Enfin, le code de déontologie, qui est commun aux gendarmes et policiers. La singularité irrépressible de la gendarmerie nationale est rappelée  dans l’article R 434-1 du code de la sécurité intérieure qui se réfère à l’exigence de sacrifice jusqu’au sacrifice suprême. S’il est un fait que chaque année des policiers risquent leur vie, sont tués, l’exigence du sacrifice suprême, comme obligation juridique, ne s’applique qu’aux militaires de la gendarmerie.

La conséquence de la réforme, dont l’objectif était d’accroître la sécurité, est au total très positive puisque le rattachement de la gendarmerie nationale au ministère de l’Intérieur a permis une plus grande osmose et une synergie entre la police et la gendarmerie sur le territoire national.

Aujourd’hui, les ministres de l’Intérieur sont tous attachés à la militarité de la Gendarmerie pour des raisons organiques et fonctionnelles car ils en mesurent pleinement les effets.

Replacer le rôle du militaire de la Gendarmerie, soldat de la loi dans notre modèle républicain, me conduit à rappeler  trois points essentiels:

1.     La finalité de ce modèle, de la mission d’ordre public et de défense des intérêts de la Nation, est la défense des libertés qui sont au frontispice de notre droit c’est-à-dire au plus haut sommet de la hiérarchie des normes, dans le préambule de la Constitution,

2.     La mission d’ordre public est assurée de façon démocratique et protectrice des libertés dans ses  deux piliers : la prévention et la répression. La prévention relève de l’autorité civile, donc du maire et du préfet sur le territoire. Le maire est responsable devant ses électeurs, le préfet , représentant du Gouvernement, devant ce dernier, qui peut être conduit à en rendre compte devant la représentation nationale.

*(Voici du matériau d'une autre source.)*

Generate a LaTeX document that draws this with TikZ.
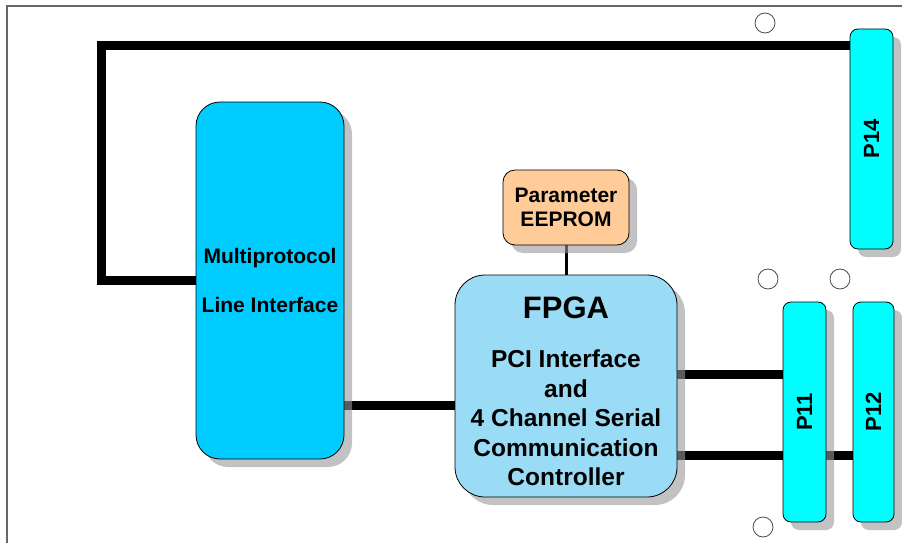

L’autorité judiciaire, en charge de la répression, est gardienne de la liberté individuelle selon l’article 66 de la Constitution. Dans le même temps, le Conseil constitutionnel l’a rappelé, dans sa décision du 8 décembre 2017,  les procureurs sont placés sous l’autorité hiérarchique du garde des Sceaux quant à la mise en mouvement de l’action publique. Ce dernier est responsable de la politique pénale du Gouvernement, qui lui-même en rend compte  devant l’Assemblée nationale.


[1]La condition militaire recouvre l’ensemble des obligations et des sujétions propres à l’état militaire, ainsi que les garanties et les compensations apportées par la Nation aux militaires. Elle inclut les aspects statutaires, économiques, sociaux et culturels susceptibles d’avoir une influence sur l’attractivité de la profession et des parcours professionnels, le moral et les conditions de vie des militaires et de leurs ayants droit, la situation et l’environnement professionnels des militaires, le soutien aux malades, aux blessés et aux familles, ainsi que les conditions de départ des armées et d’emploi après l’exercice du métier militaire ». (Art. L4111-1 du code de la défense)

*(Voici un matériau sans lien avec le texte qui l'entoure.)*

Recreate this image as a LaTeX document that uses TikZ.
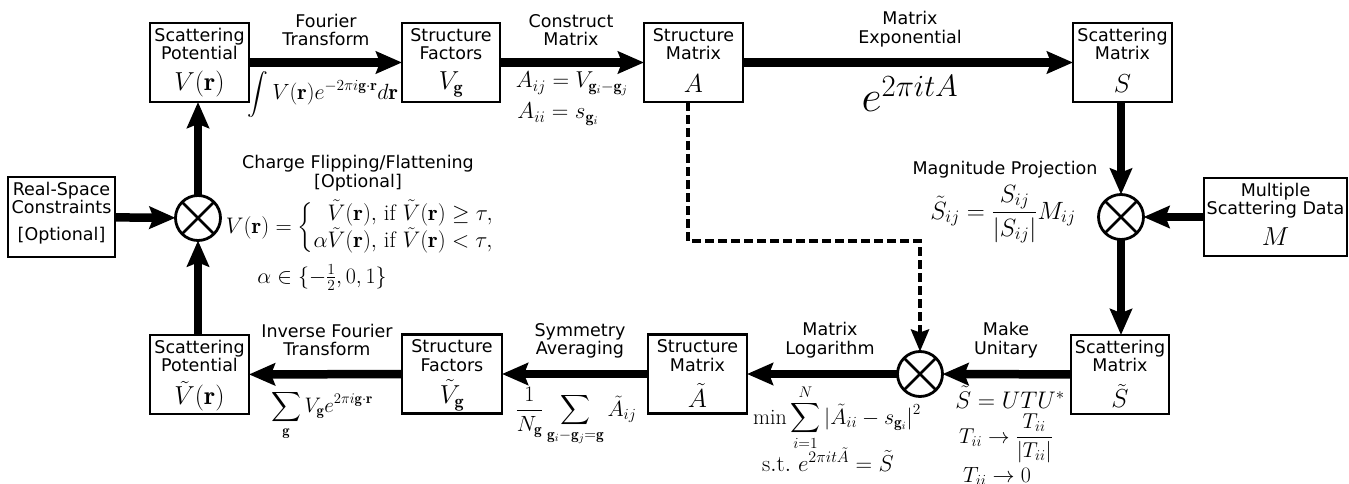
\RequirePackage{fix-cm}
\documentclass[tikz,border=0pt]{standalone}
\usepackage{amsmath}
\usepackage{fontspec}
\newfontfamily\dejavu{DejaVu Sans}
\usetikzlibrary{arrows.meta,calc}
\begin{document}
\begin{tikzpicture}[x=1pt,y=-1pt,
  blk/.style={draw, line width=2.2pt, inner sep=0, outer sep=0, minimum width=99pt, minimum height=79pt},
  txt/.style={font=\dejavu\fontsize{17.5}{18.5}\selectfont, align=center, inner sep=0},
  eqn/.style={inner sep=0, font=\fontsize{#1}{#1}\selectfont},
  arr/.style={line width=8.5pt, -{Stealth[length=26pt,width=22pt,inset=4pt]}},
  dsh/.style={line width=4pt, dash pattern=on 9pt off 4pt, -{Stealth[length=22pt,width=18pt,inset=3pt]}},
  ox/.style={circle, draw, line width=2.8pt, minimum size=45pt, inner sep=0, outer sep=0,
    path picture={\draw[line width=2.8pt] (path picture bounding box.north west) -- (path picture bounding box.south east)
      (path picture bounding box.north east) -- (path picture bounding box.south west);}}
]
\useasboundingbox (0,0) rectangle (1349,484);
% blocks
\node[blk] (sp) at (199.5,62.5) {};
\node[blk, minimum width=98pt] (sf) at (451,62.5) {};
\node[blk] (sm) at (693.5,62.5) {};
\node[blk] (sc) at (1122.5,62.5) {};
\node[blk, minimum width=143pt, minimum height=78pt] (msd) at (1275.5,217) {};
\node[blk, minimum width=98pt] (sct) at (1120,374.5) {};
\node[blk] (smt) at (697.5,374) {};
\node[blk, minimum width=100pt] (sft) at (452,374) {};
\node[blk] (spt) at (199.5,374.5) {};
\node[blk, minimum width=107pt, minimum height=80pt] (rsc) at (61.5,217) {};
% junctions
\node[ox] (ol) at (198,218) {};
\node[ox] (or) at (1121,217) {};
\node[ox] (ob) at (920,374) {};
% block texts
\node[txt, anchor=north] at ([yshift=-5pt]sp.north) {Scattering\\Potential};
\node[eqn=26, anchor=center] at ([yshift=18pt]sp.south) {$V(\mathbf{r})$};
\node[txt, anchor=north] at ([yshift=-5pt]sf.north) {Structure\\Factors};
\node[eqn=26, anchor=center] at ([yshift=18pt]sf.south) {$V_{\mathbf{g}}$};
\node[txt, anchor=north] at ([yshift=-5pt]sm.north) {Structure\\Matrix};
\node[eqn=26, anchor=center] at ([yshift=18pt]sm.south) {$A$};
\node[txt, anchor=north] at ([yshift=-5pt]sc.north) {Scattering\\Matrix};
\node[eqn=26, anchor=center] at ([yshift=18pt]sc.south) {$S$};
\node[txt, anchor=north] at ([yshift=-5pt]msd.north) {Multiple\\Scattering Data};
\node[eqn=26, anchor=center] at ([yshift=19pt]msd.south) {$M$};
\node[txt, anchor=north] at ([yshift=-5pt]sct.north) {Scattering\\Matrix};
\node[eqn=26, anchor=center] at ([yshift=18pt]sct.south) {$\tilde{S}$};
\node[txt, anchor=north] at ([yshift=-5pt]smt.north) {Structure\\Matrix};
\node[eqn=26, anchor=center] at ([yshift=18pt]smt.south) {$\tilde{A}$};
\node[txt, anchor=north] at ([yshift=-5pt]sft.north) {Structure\\Factors};
\node[eqn=26, anchor=center] at ([yshift=18pt]sft.south) {$\tilde{V}_{\mathbf{g}}$};
\node[txt, anchor=north] at ([yshift=-5pt]spt.north) {Scattering\\Potential};
\node[eqn=26, anchor=center] at ([yshift=18pt]spt.south) {$\tilde{V}(\mathbf{r})$};
\node[txt, anchor=north] at ([yshift=-5pt]rsc.north) {Real-Space\\Constraints};
\node[txt, anchor=base] at (61.5,240) {[Optional]};
% connectors
\draw[arr] (sp) -- (sf);
\draw[arr] (sf) -- (sm);
\draw[arr] (sm) -- (sc);
\draw[arr] (or.north |- sc.south) -- (or.north);
\draw[arr] (msd) -- (or);
\draw[arr] (or.south) -- (or.south |- sct.north);
\draw[arr] (sct) -- (ob);
\draw[arr] (ob) -- (smt);
\draw[arr] (smt) -- (sft);
\draw[arr] (sft) -- (spt);
\draw[arr] (ol.south |- spt.north) -- (ol.south);
\draw[arr] (ol.north) -- (ol.north |- sp.south);
\draw[arr] (rsc) -- (ol);
\coordinate (dk) at (920,241);
\draw[dsh] ([xshift=-5.5pt]sm.south) |- (dk) -- (ob.north);
% edge labels, top row
\node[txt] at (326,30) {Fourier\\Transform};
\node[eqn=22, anchor=base] at (323,100) {$\displaystyle\int V(\mathbf{r})e^{-2\pi i\mathbf{g}\cdot\mathbf{r}}d\mathbf{r}$};
\node[txt] at (571,30) {Construct\\Matrix};
\node[eqn=23, anchor=base] at (572,88) {$A_{ij}=V_{\mathbf{g}_i-\mathbf{g}_j}$};
\node[eqn=23, anchor=base] at (558,119) {$A_{ii}=s_{\mathbf{g}_i}$};
\node[txt] at (910,29) {Matrix\\Exponential};
\node[eqn=44, anchor=base] at (910,112) {$e^{2\pi itA}$};
% middle
\node[txt] at (358,173) {Charge Flipping/Flattening\\{[}Optional{]}};
\node[eqn=22.5, anchor=base] at (360,233) {$V(\mathbf{r})=\left\{\begin{array}{@{}r@{}l@{}}\tilde{V}(\mathbf{r}),&\ \mathrm{if}\ \tilde{V}(\mathbf{r})\geq\tau,\\ \alpha\tilde{V}(\mathbf{r}),&\ \mathrm{if}\ \tilde{V}(\mathbf{r})<\tau,\end{array}\right.$};
\node[eqn=22, anchor=base] at (322,283) {$\alpha\in\{-\frac{1}{2},0,1\}$};
\node[txt, anchor=base] at (1005,175) {Magnitude Projection};
\node[eqn=25, anchor=base] at (1003,219) {$\displaystyle\tilde{S}_{ij}=\frac{S_{ij}}{|S_{ij}|}M_{ij}$};
% bottom row
\node[txt] at (327,340) {Inverse Fourier\\Transform};
\node[eqn=21, anchor=base] at (322,412) {$\displaystyle\sum_{\mathbf{g}}V_{\mathbf{g}}e^{2\pi i\mathbf{g}\cdot\mathbf{r}}$};
\node[txt] at (580,341) {Symmetry\\Averaging};
\node[eqn=22, anchor=base] at (576,416) {$\displaystyle\frac{1}{N_{\mathbf{g}}}\sum_{\mathbf{g}_i-\mathbf{g}_j=\mathbf{g}}\tilde{A}_{ij}$};
\node[txt] at (830,340) {Matrix\\Logarithm};
\node[eqn=22, anchor=base] at (837,424) {$\displaystyle\min\sum_{i=1}^{N}|\tilde{A}_{ii}-s_{\mathbf{g}_i}|^2$};
\node[eqn=23, anchor=base] at (828,471) {$\mathrm{s.t.}\ e^{2\pi it\tilde{A}}=\tilde{S}$};
\node[txt] at (1006,340) {Make\\Unitary};
\node[eqn=24, anchor=base] at (1010,408) {$\tilde{S}=UTU^{*}$};
\node[eqn=21.5, anchor=base] at (1006,443) {$T_{ii}\to\dfrac{T_{ii}}{|T_{ii}|}$};
\node[eqn=22, anchor=base] at (997,482) {$T_{ii}\to 0$};
\end{tikzpicture}
\end{document}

[2]Deux arrêts du 2 octobre 2014 sur le droit d’association pour la défense des intérêts matériels et moraux des militaires.

[3]L’armée de la République est au service de la Nation. Sa mission est de préparer et d’assurer par la force des armes la défense de la patrie et des intérêts supérieurs de la Nation.

L’état militaire exige en toute circonstance esprit de sacrifice, pouvant aller jusqu’au sacrifice suprême, discipline, disponibilité, loyalisme et neutralité. Les devoirs qu’il comporte et les sujétions qu’il implique méritent le respect des citoyens et la considération de la Nation.

Le statut énoncé au présent livre assure à ceux qui ont choisi cet état les garanties répondant aux obligations particulières imposées par la loi. Il prévoit des compensations aux contraintes et exigences de la vie dans les forces armées. Il offre à ceux qui quittent l’état militaire les moyens d’un retour à une activité professionnelle dans la vie civile et assure aux retraités militaires le maintien d’un lien avec l’institution.

Un Haut Comité d’évaluation de la condition militaire établit un rapport annuel, adressé au Président de la République et transmis au Parlement. La composition du Haut Comité d’évaluation de la condition militaire et ses attributions sont fixées par décret.